**Work instructions:**
Go through the entries below and pick out every line with "that".

(Entries with chart source code)
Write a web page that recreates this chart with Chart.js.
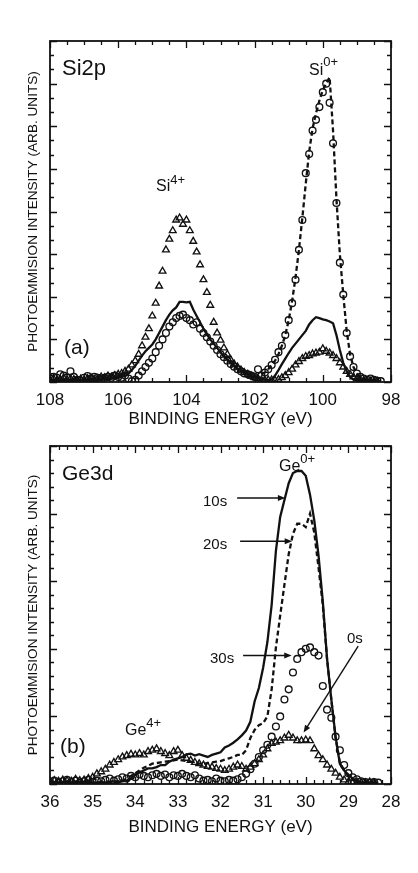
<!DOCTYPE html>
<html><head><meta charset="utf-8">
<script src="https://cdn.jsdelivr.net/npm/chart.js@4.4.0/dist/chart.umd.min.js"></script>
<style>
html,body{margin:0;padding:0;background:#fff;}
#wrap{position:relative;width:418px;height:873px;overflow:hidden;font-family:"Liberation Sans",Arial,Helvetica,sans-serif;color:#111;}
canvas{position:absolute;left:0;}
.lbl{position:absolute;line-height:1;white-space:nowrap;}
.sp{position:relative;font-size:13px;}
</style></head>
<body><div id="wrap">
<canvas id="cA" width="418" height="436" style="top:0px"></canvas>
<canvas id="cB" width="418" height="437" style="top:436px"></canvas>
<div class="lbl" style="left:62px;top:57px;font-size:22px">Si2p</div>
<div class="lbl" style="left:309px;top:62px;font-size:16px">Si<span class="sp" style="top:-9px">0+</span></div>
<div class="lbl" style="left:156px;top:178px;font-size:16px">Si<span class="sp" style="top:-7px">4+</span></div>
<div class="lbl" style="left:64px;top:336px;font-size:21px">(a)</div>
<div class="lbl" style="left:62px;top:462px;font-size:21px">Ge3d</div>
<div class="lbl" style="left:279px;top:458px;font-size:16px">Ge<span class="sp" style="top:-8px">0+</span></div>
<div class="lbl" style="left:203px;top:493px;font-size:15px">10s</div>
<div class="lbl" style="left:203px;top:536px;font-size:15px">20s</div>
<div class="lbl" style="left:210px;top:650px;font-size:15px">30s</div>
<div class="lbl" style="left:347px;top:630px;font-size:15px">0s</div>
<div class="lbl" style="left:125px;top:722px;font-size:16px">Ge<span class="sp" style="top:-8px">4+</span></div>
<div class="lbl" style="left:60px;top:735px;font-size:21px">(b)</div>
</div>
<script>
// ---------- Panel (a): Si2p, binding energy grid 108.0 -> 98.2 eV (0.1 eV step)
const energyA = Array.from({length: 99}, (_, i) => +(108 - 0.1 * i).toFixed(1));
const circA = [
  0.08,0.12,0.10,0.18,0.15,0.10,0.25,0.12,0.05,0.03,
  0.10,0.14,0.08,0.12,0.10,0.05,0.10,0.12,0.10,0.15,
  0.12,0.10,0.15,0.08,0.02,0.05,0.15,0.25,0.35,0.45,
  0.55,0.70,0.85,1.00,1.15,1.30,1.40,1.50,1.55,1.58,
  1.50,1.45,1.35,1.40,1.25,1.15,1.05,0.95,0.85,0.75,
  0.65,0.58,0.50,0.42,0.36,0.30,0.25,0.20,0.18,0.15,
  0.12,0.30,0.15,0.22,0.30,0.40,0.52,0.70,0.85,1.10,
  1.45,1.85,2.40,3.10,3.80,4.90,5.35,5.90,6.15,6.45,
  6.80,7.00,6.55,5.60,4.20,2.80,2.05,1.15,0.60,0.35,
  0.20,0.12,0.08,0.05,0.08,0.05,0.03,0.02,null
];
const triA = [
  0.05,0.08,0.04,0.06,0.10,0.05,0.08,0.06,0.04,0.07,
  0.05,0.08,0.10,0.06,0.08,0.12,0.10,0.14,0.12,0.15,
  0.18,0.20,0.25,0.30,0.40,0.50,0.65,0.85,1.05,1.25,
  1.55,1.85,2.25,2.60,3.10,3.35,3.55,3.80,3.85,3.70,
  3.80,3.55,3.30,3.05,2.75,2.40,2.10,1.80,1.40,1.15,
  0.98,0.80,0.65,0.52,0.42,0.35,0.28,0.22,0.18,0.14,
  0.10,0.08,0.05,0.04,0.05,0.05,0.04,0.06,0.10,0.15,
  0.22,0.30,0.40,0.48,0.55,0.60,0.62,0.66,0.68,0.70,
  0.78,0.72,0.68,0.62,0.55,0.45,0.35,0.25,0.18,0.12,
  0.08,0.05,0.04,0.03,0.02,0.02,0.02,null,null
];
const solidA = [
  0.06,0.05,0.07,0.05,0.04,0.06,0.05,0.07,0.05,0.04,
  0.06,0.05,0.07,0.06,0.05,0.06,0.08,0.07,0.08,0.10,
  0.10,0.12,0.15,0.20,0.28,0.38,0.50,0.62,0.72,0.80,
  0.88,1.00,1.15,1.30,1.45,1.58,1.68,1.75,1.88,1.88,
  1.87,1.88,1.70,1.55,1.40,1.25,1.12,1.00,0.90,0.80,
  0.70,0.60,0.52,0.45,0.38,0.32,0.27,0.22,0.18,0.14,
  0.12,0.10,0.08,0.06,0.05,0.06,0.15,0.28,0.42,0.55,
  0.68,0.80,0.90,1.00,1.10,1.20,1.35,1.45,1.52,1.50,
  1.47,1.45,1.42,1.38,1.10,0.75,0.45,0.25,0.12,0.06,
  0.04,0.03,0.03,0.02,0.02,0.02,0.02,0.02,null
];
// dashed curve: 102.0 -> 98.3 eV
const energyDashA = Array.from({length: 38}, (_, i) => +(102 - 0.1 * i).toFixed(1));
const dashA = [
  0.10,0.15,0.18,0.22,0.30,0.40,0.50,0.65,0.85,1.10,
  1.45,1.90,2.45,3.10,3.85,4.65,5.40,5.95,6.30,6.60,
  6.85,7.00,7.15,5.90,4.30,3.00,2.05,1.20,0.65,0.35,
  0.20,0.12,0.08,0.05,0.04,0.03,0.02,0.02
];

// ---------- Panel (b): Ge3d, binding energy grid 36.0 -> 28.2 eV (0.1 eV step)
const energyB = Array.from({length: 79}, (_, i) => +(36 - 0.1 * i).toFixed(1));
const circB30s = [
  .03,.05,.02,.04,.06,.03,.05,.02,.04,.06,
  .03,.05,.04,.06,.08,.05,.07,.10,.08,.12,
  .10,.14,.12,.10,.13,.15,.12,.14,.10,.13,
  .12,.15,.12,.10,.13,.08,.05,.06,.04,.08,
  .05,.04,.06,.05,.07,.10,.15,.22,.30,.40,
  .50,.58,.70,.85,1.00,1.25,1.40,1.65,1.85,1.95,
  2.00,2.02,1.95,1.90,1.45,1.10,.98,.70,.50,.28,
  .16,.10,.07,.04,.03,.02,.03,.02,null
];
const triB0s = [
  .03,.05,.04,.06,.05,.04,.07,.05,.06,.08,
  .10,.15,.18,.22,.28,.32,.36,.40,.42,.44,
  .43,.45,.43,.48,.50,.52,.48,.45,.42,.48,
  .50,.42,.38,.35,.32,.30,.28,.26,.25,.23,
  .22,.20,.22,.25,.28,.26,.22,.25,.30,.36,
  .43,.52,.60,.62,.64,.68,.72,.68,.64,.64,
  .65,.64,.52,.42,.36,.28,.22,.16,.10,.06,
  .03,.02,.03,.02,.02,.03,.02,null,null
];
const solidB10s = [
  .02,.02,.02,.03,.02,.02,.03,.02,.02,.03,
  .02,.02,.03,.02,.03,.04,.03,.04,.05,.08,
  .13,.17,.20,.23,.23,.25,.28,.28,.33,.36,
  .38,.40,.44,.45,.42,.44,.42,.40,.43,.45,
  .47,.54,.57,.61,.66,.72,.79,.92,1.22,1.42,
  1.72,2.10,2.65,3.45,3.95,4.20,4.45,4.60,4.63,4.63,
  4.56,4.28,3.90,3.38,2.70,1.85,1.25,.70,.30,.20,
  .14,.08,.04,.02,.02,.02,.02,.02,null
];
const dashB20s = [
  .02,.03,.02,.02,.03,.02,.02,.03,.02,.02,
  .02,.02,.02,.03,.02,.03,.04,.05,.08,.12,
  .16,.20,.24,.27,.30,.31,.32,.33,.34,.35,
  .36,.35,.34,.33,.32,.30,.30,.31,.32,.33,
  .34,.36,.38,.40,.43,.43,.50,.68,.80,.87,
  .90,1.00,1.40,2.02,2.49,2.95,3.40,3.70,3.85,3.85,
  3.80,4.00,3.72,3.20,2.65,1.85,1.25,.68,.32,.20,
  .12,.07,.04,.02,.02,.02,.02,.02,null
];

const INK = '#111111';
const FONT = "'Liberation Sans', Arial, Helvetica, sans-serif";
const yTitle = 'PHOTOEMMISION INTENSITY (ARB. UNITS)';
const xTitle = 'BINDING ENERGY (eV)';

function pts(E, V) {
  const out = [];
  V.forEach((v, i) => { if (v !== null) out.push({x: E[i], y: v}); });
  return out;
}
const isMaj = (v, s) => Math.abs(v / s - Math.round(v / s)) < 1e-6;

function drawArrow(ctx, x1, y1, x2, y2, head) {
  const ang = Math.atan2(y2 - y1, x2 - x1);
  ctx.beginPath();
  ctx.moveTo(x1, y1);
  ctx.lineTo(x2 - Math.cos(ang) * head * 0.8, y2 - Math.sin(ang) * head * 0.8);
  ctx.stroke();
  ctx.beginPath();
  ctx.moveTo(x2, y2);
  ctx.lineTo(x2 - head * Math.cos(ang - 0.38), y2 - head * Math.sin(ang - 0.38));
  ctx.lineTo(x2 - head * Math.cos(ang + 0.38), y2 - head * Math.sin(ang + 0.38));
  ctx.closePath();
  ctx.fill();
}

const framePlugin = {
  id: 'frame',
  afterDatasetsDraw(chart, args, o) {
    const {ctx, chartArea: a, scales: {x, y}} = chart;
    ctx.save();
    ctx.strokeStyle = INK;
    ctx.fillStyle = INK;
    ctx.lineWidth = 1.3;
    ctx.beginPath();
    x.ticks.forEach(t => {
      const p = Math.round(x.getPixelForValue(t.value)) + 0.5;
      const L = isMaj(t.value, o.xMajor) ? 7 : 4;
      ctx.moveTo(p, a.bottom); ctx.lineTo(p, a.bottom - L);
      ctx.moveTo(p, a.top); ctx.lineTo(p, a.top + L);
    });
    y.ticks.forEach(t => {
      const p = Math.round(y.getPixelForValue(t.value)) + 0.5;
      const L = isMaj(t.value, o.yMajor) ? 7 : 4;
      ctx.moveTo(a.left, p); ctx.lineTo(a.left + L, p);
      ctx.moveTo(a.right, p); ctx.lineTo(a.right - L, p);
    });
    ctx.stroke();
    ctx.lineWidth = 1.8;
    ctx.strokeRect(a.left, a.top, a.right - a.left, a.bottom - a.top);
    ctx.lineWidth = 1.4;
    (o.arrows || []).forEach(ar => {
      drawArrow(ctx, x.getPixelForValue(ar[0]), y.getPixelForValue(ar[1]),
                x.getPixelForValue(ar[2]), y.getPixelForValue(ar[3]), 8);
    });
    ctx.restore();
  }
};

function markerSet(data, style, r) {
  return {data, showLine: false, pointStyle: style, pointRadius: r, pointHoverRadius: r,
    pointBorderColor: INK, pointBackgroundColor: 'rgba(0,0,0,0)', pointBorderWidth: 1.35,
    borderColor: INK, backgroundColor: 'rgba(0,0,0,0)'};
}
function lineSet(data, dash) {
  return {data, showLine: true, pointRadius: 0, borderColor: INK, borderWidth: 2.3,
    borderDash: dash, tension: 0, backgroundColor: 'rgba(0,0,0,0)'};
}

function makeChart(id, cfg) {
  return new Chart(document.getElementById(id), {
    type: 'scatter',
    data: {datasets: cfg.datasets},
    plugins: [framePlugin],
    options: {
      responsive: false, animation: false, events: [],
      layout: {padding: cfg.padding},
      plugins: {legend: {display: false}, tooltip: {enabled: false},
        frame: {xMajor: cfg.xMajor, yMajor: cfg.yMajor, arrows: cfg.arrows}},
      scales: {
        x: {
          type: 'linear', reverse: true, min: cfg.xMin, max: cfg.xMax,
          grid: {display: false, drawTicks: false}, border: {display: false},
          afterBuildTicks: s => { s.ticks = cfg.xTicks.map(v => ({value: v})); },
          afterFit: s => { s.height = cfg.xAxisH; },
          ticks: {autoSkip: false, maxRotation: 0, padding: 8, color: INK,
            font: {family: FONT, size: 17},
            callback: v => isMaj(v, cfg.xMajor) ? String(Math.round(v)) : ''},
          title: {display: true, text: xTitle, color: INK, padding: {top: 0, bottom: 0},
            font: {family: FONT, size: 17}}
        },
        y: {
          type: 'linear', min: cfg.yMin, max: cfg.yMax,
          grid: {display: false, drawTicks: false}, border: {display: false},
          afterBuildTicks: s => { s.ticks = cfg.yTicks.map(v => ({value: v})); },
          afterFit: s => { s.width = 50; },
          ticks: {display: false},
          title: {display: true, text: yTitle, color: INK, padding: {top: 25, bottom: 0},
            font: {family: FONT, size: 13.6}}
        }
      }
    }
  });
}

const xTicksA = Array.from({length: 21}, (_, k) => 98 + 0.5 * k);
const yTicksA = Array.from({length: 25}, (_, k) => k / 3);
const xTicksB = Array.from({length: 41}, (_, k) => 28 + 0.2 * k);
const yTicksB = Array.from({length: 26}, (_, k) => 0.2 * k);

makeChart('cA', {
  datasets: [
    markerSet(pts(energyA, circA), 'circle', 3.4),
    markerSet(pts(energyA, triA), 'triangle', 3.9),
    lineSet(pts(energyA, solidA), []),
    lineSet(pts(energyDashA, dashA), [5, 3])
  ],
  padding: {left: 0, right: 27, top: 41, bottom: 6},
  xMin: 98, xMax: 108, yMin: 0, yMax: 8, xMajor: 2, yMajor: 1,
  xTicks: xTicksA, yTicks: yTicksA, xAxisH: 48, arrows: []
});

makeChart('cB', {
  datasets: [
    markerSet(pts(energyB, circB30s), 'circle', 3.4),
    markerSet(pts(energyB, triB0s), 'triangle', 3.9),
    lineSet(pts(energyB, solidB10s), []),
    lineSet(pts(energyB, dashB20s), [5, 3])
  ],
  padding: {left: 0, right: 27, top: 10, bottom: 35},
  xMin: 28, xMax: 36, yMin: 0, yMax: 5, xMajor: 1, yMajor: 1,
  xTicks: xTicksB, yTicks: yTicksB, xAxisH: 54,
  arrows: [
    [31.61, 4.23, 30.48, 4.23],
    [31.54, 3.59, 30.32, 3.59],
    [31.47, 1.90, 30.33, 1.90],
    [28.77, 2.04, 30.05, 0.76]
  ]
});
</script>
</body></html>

--

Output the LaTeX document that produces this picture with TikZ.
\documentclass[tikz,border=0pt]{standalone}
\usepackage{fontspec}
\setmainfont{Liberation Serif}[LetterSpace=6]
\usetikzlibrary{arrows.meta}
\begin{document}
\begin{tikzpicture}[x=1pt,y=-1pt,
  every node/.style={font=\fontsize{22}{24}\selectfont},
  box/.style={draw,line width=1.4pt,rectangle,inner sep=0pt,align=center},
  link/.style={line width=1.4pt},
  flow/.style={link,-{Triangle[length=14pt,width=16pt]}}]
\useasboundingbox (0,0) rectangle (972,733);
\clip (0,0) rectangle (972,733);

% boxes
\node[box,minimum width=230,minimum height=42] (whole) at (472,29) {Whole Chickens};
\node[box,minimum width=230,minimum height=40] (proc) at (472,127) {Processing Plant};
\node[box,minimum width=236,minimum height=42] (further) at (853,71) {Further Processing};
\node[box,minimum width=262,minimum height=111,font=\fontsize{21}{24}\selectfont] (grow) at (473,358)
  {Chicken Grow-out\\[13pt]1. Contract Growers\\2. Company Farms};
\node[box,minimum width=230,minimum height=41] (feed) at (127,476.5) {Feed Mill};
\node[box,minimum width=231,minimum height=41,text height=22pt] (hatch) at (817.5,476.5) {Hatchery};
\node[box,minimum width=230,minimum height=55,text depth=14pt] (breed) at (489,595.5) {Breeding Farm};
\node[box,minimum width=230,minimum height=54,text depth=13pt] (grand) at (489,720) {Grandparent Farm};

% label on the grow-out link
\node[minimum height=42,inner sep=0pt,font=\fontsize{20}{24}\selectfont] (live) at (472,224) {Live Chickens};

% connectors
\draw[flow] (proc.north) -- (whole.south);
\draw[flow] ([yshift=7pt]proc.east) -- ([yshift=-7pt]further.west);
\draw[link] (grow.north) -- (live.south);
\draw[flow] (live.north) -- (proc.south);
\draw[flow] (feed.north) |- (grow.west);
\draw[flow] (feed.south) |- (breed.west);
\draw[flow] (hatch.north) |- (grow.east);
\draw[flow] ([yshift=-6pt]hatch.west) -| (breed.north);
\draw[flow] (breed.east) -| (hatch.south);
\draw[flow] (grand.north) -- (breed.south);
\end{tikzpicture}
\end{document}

**Worked answer:**
Write a web page that recreates this chart with Chart.js.
Output the LaTeX document that produces this picture with TikZ.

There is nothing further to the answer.